LRAF-Net: Long-Range Attention Fusion Network for Visible-Infrared Object Detection

IEEE Trans Neural Netw Learn Syst. 2023 Jun 6:PP. doi: 10.1109/TNNLS.2023.3266452. Online ahead of print.

Abstract

Visible-infrared object detection aims to improve the detector performance by fusing the complementarity of visible and infrared images. However, most existing methods only use local intramodality information to enhance the feature representation while ignoring the efficient latent interaction of long-range dependence between different modalities, which leads to unsatisfactory detection performance under complex scenes. To solve these problems, we propose a feature-enhanced long-range attention fusion network (LRAF-Net), which improves detection performance by fusing the long-range dependence of the enhanced visible and infrared features. First, a two-stream CSPDarknet53 network is used to extract the deep features from visible and infrared images, in which a novel data augmentation (DA) method is designed to reduce the bias toward a single modality through asymmetric complementary masks.
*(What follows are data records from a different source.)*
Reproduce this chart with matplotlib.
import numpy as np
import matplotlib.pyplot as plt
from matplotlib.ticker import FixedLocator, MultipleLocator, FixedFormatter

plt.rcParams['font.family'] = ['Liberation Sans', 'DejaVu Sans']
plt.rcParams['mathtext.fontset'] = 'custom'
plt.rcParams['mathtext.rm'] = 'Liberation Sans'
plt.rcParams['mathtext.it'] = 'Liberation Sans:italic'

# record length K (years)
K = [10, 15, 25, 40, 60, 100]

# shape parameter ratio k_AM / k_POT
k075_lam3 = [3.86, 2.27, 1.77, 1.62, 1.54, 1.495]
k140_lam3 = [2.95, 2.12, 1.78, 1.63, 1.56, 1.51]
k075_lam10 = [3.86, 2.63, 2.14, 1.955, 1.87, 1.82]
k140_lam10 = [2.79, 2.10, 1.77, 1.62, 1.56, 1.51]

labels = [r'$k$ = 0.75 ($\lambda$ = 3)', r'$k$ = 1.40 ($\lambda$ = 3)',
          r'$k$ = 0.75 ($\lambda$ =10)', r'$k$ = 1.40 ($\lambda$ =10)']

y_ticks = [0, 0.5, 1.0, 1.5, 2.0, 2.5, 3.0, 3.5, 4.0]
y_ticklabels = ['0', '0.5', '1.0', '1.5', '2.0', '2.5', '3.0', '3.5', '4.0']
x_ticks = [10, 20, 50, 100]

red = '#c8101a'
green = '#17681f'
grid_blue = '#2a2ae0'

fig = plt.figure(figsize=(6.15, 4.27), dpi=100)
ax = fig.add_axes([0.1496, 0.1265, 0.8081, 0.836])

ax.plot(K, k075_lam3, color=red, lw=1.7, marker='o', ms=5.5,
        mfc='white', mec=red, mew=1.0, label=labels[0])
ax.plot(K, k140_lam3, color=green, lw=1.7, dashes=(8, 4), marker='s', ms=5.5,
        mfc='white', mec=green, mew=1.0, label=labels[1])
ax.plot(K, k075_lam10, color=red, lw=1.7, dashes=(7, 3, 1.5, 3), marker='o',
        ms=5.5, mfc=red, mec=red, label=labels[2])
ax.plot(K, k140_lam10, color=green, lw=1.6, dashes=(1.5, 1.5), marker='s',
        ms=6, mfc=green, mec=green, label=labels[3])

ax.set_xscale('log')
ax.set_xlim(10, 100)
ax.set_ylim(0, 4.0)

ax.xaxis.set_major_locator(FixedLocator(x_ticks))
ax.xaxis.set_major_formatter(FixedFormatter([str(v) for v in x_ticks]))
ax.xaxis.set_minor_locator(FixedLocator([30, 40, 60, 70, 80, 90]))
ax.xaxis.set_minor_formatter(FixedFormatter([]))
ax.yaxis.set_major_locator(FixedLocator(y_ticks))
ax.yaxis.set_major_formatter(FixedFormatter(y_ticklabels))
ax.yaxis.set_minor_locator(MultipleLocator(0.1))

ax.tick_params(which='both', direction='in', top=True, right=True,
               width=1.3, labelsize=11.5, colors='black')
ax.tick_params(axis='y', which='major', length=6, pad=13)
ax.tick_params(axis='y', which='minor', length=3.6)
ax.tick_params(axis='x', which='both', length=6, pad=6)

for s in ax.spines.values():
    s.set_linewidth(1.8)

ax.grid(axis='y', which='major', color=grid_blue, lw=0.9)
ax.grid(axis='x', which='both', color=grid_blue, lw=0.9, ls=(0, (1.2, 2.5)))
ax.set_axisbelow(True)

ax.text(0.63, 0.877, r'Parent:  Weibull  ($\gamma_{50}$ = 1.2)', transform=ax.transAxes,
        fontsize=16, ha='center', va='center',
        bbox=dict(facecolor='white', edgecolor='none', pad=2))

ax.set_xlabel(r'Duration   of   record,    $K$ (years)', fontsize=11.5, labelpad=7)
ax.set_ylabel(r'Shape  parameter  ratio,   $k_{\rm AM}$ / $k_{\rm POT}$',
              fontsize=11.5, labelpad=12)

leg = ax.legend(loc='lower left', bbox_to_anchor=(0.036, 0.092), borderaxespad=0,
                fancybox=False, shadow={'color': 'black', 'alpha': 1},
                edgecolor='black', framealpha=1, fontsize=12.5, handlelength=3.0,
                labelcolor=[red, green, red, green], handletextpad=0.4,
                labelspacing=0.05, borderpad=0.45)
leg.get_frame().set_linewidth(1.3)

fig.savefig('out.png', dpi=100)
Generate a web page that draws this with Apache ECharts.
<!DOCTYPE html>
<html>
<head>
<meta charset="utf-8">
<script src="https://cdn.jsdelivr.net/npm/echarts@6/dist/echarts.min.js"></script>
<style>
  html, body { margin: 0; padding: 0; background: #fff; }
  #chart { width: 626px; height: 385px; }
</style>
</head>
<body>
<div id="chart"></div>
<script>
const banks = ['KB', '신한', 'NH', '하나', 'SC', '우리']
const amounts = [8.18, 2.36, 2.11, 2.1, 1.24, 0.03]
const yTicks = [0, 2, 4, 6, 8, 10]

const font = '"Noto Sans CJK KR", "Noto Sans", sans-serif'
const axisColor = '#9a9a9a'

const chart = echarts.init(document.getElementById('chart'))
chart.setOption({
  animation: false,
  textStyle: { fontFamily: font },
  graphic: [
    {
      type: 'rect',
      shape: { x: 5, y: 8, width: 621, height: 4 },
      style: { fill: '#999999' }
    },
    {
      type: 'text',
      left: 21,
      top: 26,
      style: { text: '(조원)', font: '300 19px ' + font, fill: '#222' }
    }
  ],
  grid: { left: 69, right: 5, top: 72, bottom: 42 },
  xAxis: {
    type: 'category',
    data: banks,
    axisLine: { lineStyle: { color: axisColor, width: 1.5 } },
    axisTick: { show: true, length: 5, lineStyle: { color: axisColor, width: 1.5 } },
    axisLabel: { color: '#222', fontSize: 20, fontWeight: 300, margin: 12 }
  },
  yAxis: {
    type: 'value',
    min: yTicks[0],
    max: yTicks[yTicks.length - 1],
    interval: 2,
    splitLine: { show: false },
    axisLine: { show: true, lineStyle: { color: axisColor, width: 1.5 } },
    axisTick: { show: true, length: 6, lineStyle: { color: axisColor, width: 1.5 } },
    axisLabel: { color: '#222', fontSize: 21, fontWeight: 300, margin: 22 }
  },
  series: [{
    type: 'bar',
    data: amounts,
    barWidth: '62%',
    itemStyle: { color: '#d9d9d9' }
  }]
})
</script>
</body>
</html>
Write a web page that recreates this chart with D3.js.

Then, we propose a cross-feature enhancement (CFE) module to improve the intramodality feature representation by exploiting the discrepancy between visible and infrared images. Next, we propose a long-range dependence fusion (LDF) module to fuse the enhanced features by associating the positional encoding of multimodality features. Finally, the fused features are fed into a detection head to obtain the final detection results. Experiments on several public datasets, i.e., VEDAI, FLIR, and LLVIP, show that the proposed method obtains state-of-the-art performance compared with other methods.